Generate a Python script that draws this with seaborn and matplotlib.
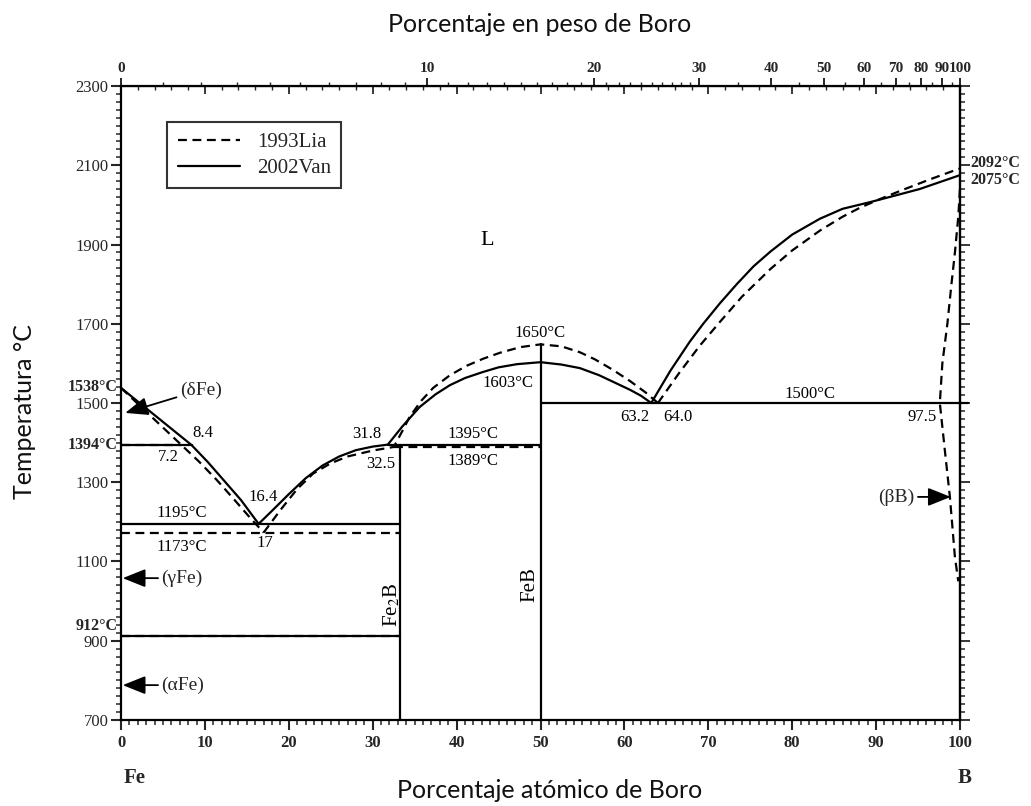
import numpy as np
import pandas as pd
import matplotlib
matplotlib.use("Agg")
import matplotlib.pyplot as plt
from matplotlib.ticker import MultipleLocator, FixedLocator
from matplotlib.lines import Line2D
import matplotlib.transforms as mtransforms
import seaborn as sns

# ---------------- data ----------------
# 2002Van (solid)
van_fe_liq_at = [0, 4.2, 8.4, 10.3, 12.2, 14.3, 16.4]
van_fe_liq_T = [1538, 1466, 1394, 1352, 1306, 1255, 1195]
van_fe2b_at = [16.4, 18, 20, 22, 24, 26, 28, 30, 31.8, 33.5, 35.6, 37.5, 39.2, 41, 43.1,
               45, 47.2, 50, 52.5, 54.7, 57, 59, 60.7, 62, 63.2]
van_fe2b_T = [1195, 1228, 1270, 1310, 1342, 1365, 1381, 1390, 1395, 1440, 1490, 1522, 1545,
              1563, 1578, 1590, 1598, 1603, 1597, 1588, 1570, 1550, 1533, 1518, 1500]
van_b_liq_at = [63.2, 65.5, 67.8, 69.4, 71.4, 73.4, 75.4, 77.4, 80, 83.3, 86, 89.3, 92, 95.2, 100]
van_b_liq_T = [1500, 1582, 1655, 1700, 1752, 1800, 1845, 1882, 1925, 1965, 1990, 2007, 2022,
               2040, 2075]

# 1993Lia (dashed)
lia_fe_liq_at = [0, 3.6, 7.2, 9.3, 11.4, 13.5, 15.4, 17]
lia_fe_liq_T = [1538, 1466, 1394, 1352, 1306, 1256, 1210, 1173]
lia_fe2b_at = [17, 19, 21, 22.9, 25, 27, 30, 32.5, 33.5, 34.4, 35.8, 37.2, 39.2, 41.2, 43.2,
               45.2, 47.6, 50, 52.5, 54.7, 56.5, 58.6, 60.7, 62.5, 64]
lia_fe2b_T = [1173, 1230, 1283, 1322, 1348, 1365, 1380, 1389, 1428, 1465, 1506, 1538, 1570,
              1594, 1612, 1627, 1641, 1648, 1643, 1628, 1610, 1584, 1555, 1527, 1500]
lia_b_liq_at = [64, 66.5, 69, 71.4, 74, 77.4, 80, 83.3, 86, 88.1, 90.5, 93.2, 96.5, 100]
lia_b_liq_T = [1500, 1575, 1645, 1705, 1768, 1838, 1885, 1935, 1970, 1993, 2015, 2038, 2065,
               2092]
lia_bb_at = [100, 99.8, 99.4, 99.0, 98.5, 97.9, 97.6, 98.2, 98.8, 99.4, 99.8]
lia_bb_T = [2040, 1970, 1880, 1803, 1700, 1600, 1500, 1380, 1263, 1111, 1050]

# isotherms / compound lines: (source, at list, T list)
lines_fixed = [
    ("2002Van", [0, 8.4], [1394, 1394]),
    ("2002Van", [0, 33.3], [1195, 1195]),
    ("2002Van", [0, 33.3], [912, 912]),
    ("2002Van", [31.8, 50], [1395, 1395]),
    ("2002Van", [50, 101], [1500, 1500]),
    ("2002Van", [33.3, 33.3], [700, 1395]),
    ("2002Van", [50, 50], [700, 1650]),
    ("1993Lia", [0, 7.2], [1394, 1394]),
    ("1993Lia", [0, 33.3], [1173, 1173]),
    ("1993Lia", [32.5, 50], [1389, 1389]),
    ("1993Lia", [0, 33.3], [912, 912]),
]

bottom_ticks = [0, 10, 20, 30, 40, 50, 60, 70, 80, 90, 100]
left_ticks = [700, 900, 1100, 1300, 1500, 1700, 1900, 2100, 2300]
top_wt_ticks = [0, 10, 20, 30, 40, 50, 60, 70, 80, 90, 100]

# ---------------- build table ----------------
rows = []
def add(name, src, xs, ys):
    for i, (x, y) in enumerate(zip(xs, ys)):
        rows.append(dict(curve=name, source=src, at=x, T=y, order=i))

add("van_fe", "2002Van", van_fe_liq_at, van_fe_liq_T)
add("van_fe2b", "2002Van", van_fe2b_at, van_fe2b_T)
add("van_b", "2002Van", van_b_liq_at, van_b_liq_T)
add("lia_fe", "1993Lia", lia_fe_liq_at, lia_fe_liq_T)
add("lia_fe2b", "1993Lia", lia_fe2b_at, lia_fe2b_T)
add("lia_b", "1993Lia", lia_b_liq_at, lia_b_liq_T)
add("lia_bb", "1993Lia", lia_bb_at, lia_bb_T)
for k, (src, xs, ys) in enumerate(lines_fixed):
    add(f"fix{k}", src, xs, ys)
df = pd.DataFrame(rows)

# ---------------- figure ----------------
sns.set_style("white")
plt.rcParams["font.family"] = ["Liberation Serif", "DejaVu Serif"]
plt.rcParams["mathtext.fontset"] = "stix"

fig = plt.figure(figsize=(10.31, 8.06), dpi=100)
ax = fig.add_axes([0.1174, 0.1067, 0.8137, 0.7866])

sns.lineplot(data=df, x="at", y="T", units="curve", estimator=None, sort=False,
             style="source", dashes={"2002Van": "", "1993Lia": (4, 2.5)},
             color="black", linewidth=1.6, legend=False, ax=ax)
for ln in ax.lines:
    ln.set_clip_on(False)

ax.set_xlim(0, 100)
ax.set_ylim(700, 2300)
ax.set_xlabel("")
ax.set_ylabel("")
for s in ax.spines.values():
    s.set_linewidth(1.6)
    s.set_color("black")

ax.xaxis.set_major_locator(FixedLocator(bottom_ticks))
ax.xaxis.set_minor_locator(MultipleLocator(1))
ax.yaxis.set_major_locator(FixedLocator(left_ticks))
ax.yaxis.set_minor_locator(MultipleLocator(20))
ax.tick_params(which="major", direction="out", length=7, width=1.5, labelsize=12,
               bottom=True, left=True, top=False, right=False)
ax.tick_params(which="minor", direction="out", length=3.5, width=1.1,
               bottom=True, left=True, top=False, right=False)
for lab in ax.get_xticklabels():
    lab.set_fontweight("bold")
ax.tick_params(axis="x", pad=4)
ax.tick_params(axis="y", pad=2)

# right spine ticks
secr = ax.secondary_yaxis("right")
secr.yaxis.set_major_locator(FixedLocator(left_ticks))
secr.yaxis.set_minor_locator(MultipleLocator(20))
secr.tick_params(which="major", direction="out", length=7, width=1.3, labelright=False)
secr.tick_params(which="minor", direction="out", length=3.5, width=1.1)
secr.spines["right"].set_linewidth(1.6)

# top: inward atomic-% ticks
sect_in = ax.secondary_xaxis("top")
sect_in.xaxis.set_major_locator(FixedLocator(bottom_ticks))
sect_in.xaxis.set_minor_locator(MultipleLocator(2))
sect_in.tick_params(which="major", direction="in", length=6, width=1.3, labeltop=False)
sect_in.tick_params(which="minor", direction="in", length=3, width=1.0)

# top: weight-% scale
def at2wt(a):
    a = np.asarray(a, dtype=float)
    with np.errstate(divide="ignore", invalid="ignore"):
        return 100 * a * 10.81 / (a * 10.81 + (100 - a) * 55.845)

def wt2at(w):
    w = np.asarray(w, dtype=float)
    with np.errstate(divide="ignore", invalid="ignore"):
        return 100 * (w / 10.81) / ((w / 10.81) + (100 - w) / 55.845)

secw = ax.secondary_xaxis("top", functions=(at2wt, wt2at))
secw.xaxis.set_major_locator(FixedLocator(top_wt_ticks))
secw.xaxis.set_minor_locator(FixedLocator(list(range(1, 30)) + list(range(35, 100, 5))))
secw.tick_params(which="major", direction="out", length=6, width=1.4, labelsize=11, pad=2)
secw.tick_params(which="minor", direction="out", length=3, width=1.0)
for lab in secw.get_xticklabels():
    lab.set_fontweight("bold")

# ---------------- annotations ----------------
tk = dict(color="black")
ax.text(43.6, 1911, "L", fontsize=16, ha="center", va="center", **tk)
ax.text(50, 1677, "1650°C", fontsize=12, ha="center", va="center", **tk)
ax.text(46.1, 1550, "1603°C", fontsize=12, ha="center", va="center", **tk)
ax.text(29.3, 1421, "31.8", fontsize=12, ha="center", va="center", **tk)
ax.text(42.0, 1421, "1395°C", fontsize=12, ha="center", va="center", **tk)
ax.text(42.0, 1353, "1389°C", fontsize=12, ha="center", va="center", **tk)
ax.text(30.9, 1345, "32.5", fontsize=12, ha="center", va="center", **tk)
ax.text(9.8, 1424, "8.4", fontsize=12, ha="center", va="center", **tk)
ax.text(5.6, 1363, "7.2", fontsize=12, ha="center", va="center", **tk)
ax.text(16.9, 1262, "16.4", fontsize=12, ha="center", va="center", **tk)
ax.text(17.2, 1147, "17", fontsize=12, ha="center", va="center", **tk)
ax.text(7.2, 1222, "1195°C", fontsize=12, ha="center", va="center", **tk)
ax.text(7.2, 1137, "1173°C", fontsize=12, ha="center", va="center", **tk)
ax.text(61.3, 1465, "63.2", fontsize=12, ha="center", va="center", **tk)
ax.text(66.4, 1465, "64.0", fontsize=12, ha="center", va="center", **tk)
ax.text(82.1, 1522, "1500°C", fontsize=12, ha="center", va="center", **tk)
ax.text(95.5, 1465, "97.5", fontsize=12, ha="center", va="center", **tk)
ax.text(32.3, 990, "Fe$_2$B", fontsize=15, ha="center", va="center", rotation=90, **tk)
ax.text(48.7, 1041, "FeB", fontsize=15, ha="center", va="center", rotation=90, **tk)

arrow = dict(arrowstyle="-|>,head_length=1.0,head_width=0.4", color="black", lw=1.3,
             shrinkA=0, shrinkB=0)
ax.annotate("(δFe)", xy=(0.5, 1475), xytext=(7.0, 1533), fontsize=14, ha="left",
            va="center", arrowprops=arrow)
ax.annotate("(γFe)", xy=(0.2, 1058), xytext=(4.8, 1058), fontsize=14, ha="left",
            va="center", arrowprops=arrow)
ax.annotate("(αFe)", xy=(0.2, 788), xytext=(4.8, 788), fontsize=14, ha="left",
            va="center", arrowprops=arrow)
ax.annotate("(βB)", xy=(98.9, 1263), xytext=(94.6, 1263), fontsize=14, ha="right",
            va="center", arrowprops=arrow)

trL = mtransforms.blended_transform_factory(ax.transAxes, ax.transData)
ax.text(-0.004, 1540, "1538°C", transform=trL, ha="right", va="center", fontsize=11.5,
        fontweight="bold")
ax.text(-0.004, 1394, "1394°C", transform=trL, ha="right", va="center", fontsize=11.5,
        fontweight="bold")
ax.text(-0.004, 937, "912°C", transform=trL, ha="right", va="center", fontsize=11.5,
        fontweight="bold")
ax.text(1.012, 2105, "2092°C", transform=trL, ha="left", va="center", fontsize=11.5,
        fontweight="bold")
ax.text(1.012, 2063, "2075°C", transform=trL, ha="left", va="center", fontsize=11.5,
        fontweight="bold")

fig.text(135 / 1031, 1 - 778 / 806, "Fe", fontsize=15, fontweight="bold", ha="center",
         va="center")
fig.text(965 / 1031, 1 - 778 / 806, "B", fontsize=15, fontweight="bold", ha="center",
         va="center")

# legend
handles = [Line2D([], [], color="black", lw=1.6, dashes=(4, 2.5)),
           Line2D([], [], color="black", lw=1.6)]
leg = ax.legend(handles, ["1993Lia", "2002Van"], loc="upper left",
                bbox_to_anchor=(0.055, 0.943), borderaxespad=0, fontsize=15, frameon=True,
                fancybox=False, edgecolor="black", handlelength=3.0, borderpad=0.5,
                labelspacing=0.3, handletextpad=0.8)
leg.get_frame().set_linewidth(1.5)

# axis titles (sans)
sans = ["Lato", "DejaVu Sans"]
fig.text(550 / 1031, 1 - 790 / 806, "Porcentaje atómico de Boro", family=sans,
         fontsize=18, ha="center", va="center", color="#111111")
fig.text(540 / 1031, 1 - 24 / 806, "Porcentaje en peso de Boro", family=sans,
         fontsize=18, ha="center", va="center", color="#111111")
fig.text(25 / 1031, 1 - 412 / 806, "Temperatura °C", family=sans, fontsize=18,
         ha="center", va="center", rotation=90, color="#111111")

fig.savefig("out.png", dpi=100, facecolor="white")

Task prompt =
Pick out and copy every line that contains the word "seaborn".

Full answer =
Generate a Python script that draws this with seaborn and matplotlib.
import seaborn as sns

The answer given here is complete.